Because I quote you often, I am compelled to watch your actions - anxiously awaiting signs that the time for meeting the world-class moral obligation for creating 21st Century schools has come. I look for evidence that political actions taken will actually impact the learning of all students in my city, state and nation. I look for actions that lead to educational equity - particularly for those young people who must depend on our schools to bridge their cyber-steps into the 21st century. Your administration's rhetoric continues to resonate loudly-- but it often seems that the action initiatives may not be not in sync with your eloquent words of 8/28/08. Too often, the actions at the "top" seem disconnected from the reality at the "bottom." I find it increasingly difficult to "quote your quotes" to educators that live the reality in today's schools and see no changes in the conditions that every child faces each school day.

Let me explain precisely how an educator can become confused at the grass roots level. I'll use your proposed "back-to-school" address to our nation's students at noon on Tuesday, September 8, 2009 to make a case in point.

First, I must be clear that I've carefully read the script for your Back to School Event. I've also reviewed the materials (K-6) (7-12) your office has posted for use in our nation's classrooms. I have no objection whatsoever to your message or the materials you recommend. I commend your desire to inspire and engage our students in discussions about the importance of education in the 21st Century. I am actually intrigued with the idea of students working in tandem with an American President on topics related to personal responsibility and academic goal setting. I see the logic, the merit, and the purpose in this activity and I view it, in theory, as positive and productive.

What perplexes and confounds educators, however, is that this plan and the experience you propose to share with students conflicts with the actions your administration has taken to equip our nation's schools with the "digital foundation for getting the job done." The idealism of the proposed "moment" contradicts our ever-present reality. On the one hand, you invite all of America's students to watch you deliver your message via a live broadcast on the White House Web site at 12:00 p.m., ET. You actually encourage educators to collectively use this moment in cyberspace to help students get focused and inspired to begin the new academic year.

On the other hand, Mr. President, did you listen at all when I whispered these important words to you in my 11/8/08 blog Yes, We Can, Mr. President? I spoke quietly hoping you would listen closely:

"If you want your children and my child, and all American children to have a world class education, you must connect them to the world."
Do you realize that all of our schools cannot possibly "meet with you"for a live broadcast at noon on Tuesday?
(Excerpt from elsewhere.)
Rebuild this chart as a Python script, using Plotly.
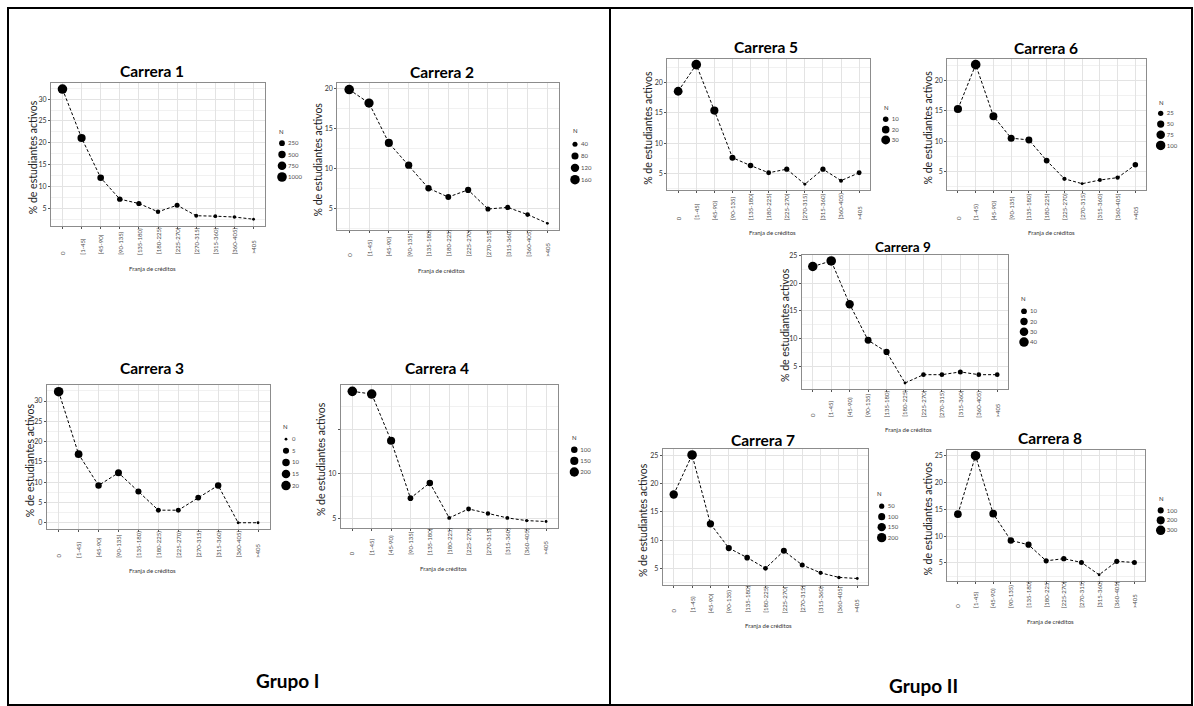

If all of our schools attempted to connect to your live broadcast at one point in time using our limited infrastructures, minimal bandwidth, low-speed connectivity, and limited technical support, the infrastructure would surely cough, spin and likely collapse. Uniting our schools via the web for "this moment" to help students "get focused" and to "inspire them to begin the new academic year" would create technical chaos! In fact, it would underpin and reinforce what educators and their students already know: Our schools are not technically equipped to serve students in the 21st Century. "This moment" that you strive to create would epitomize the frustrations of this nation's educators, serving as an exemplar for the loss of millions of "teachable moments" we have already sacrificed to technical failure. Surely, Mr. President, you cannot be so far removed that you are not aware of the fatal flaw in your plan for "this moment."

Frankly, this educator grows increasingly frustrated as trillions of dollars are appropriated for projects that are far less crucial than reforming the archaic education system that is failing our children. Yet, it seems that as funds are quickly appropriated for various industries and innovations, reform for education is met by "inspiring" our nation's children to set goals that cannot be accomplished in our 19th and 20th century schoolhouses. Perhaps, "this moment" will serve to inspire you to make haste in appropriating funds that ensure that next year's "back-to-school" broadcast is accessible to
every child that needs a world-class education. Only then can our educators convince 21st century learners to engage in and set goals for 21st Century success in our nation's schools.

In the meantime, I encourage you in your efforts to inspire our students. I ask you not to assume that the nation's educators rejected your back- to-school message because we do not login in mass to your live broadcast during the back-to-school week. I earnestly believe most educators would gladly meet you in cyberspace-- if we had confidence that we could do so-- but, frankly, Mr. President, you need to know this: Our schools are not equitably and adequately equipped for cyber meetings in real-time. We know our network limitations and, I'm sorry to say that where connectivity is concerned, "No, we can't."


  1. Hi, Beth,
    As a far-off observer of American education, I feel relieved that we are not alone with our problems in Germany. Still, over-here, there is a certain averseness to full Internet use. Phrases like "Don´t put my name/picture on the Internet" or "I am not going to discuss the pros and cons of aviation on the Internet" show the reluctance to use this great means of communication. While in America, and few in Germany, people are working on creating a "digital footprint", most Germans, parents and students, feel afraid to accept the social dimension the use of the Internet is providing.

    Still, I hope that things will change slowly, but surely.

    All the best, Ralph

  2. Hi, Ralph! I'm so glad to hear from you! Hope all is well with you!

    You make me realize that in so many ways, the people of the world have much in common. There are many legitimate reasons to exercise caution when using the web - and our citizens are appropriately skeptical too.

    One of the primary roles education must play is educating our public and preparing our students for responsible use of the web - especially with respect to cyber security. I think you've made a key point, Ralph, and I am so glad you brought it forward.


  3. Beth,
    Thank you for saying what many educators around
    the country are thinking. We want to support the presidency. We are waiting with baited breathe to see if there will be actions accompanying his inspiring words. Our children need all of us to work together to provide them with an education that will prepare them for their future. We are looking to our leaders to help us accomplish this goal. What a refreshing educational change learning in the 21st century can be if we put aside all this political jibber jabber and focus on our students.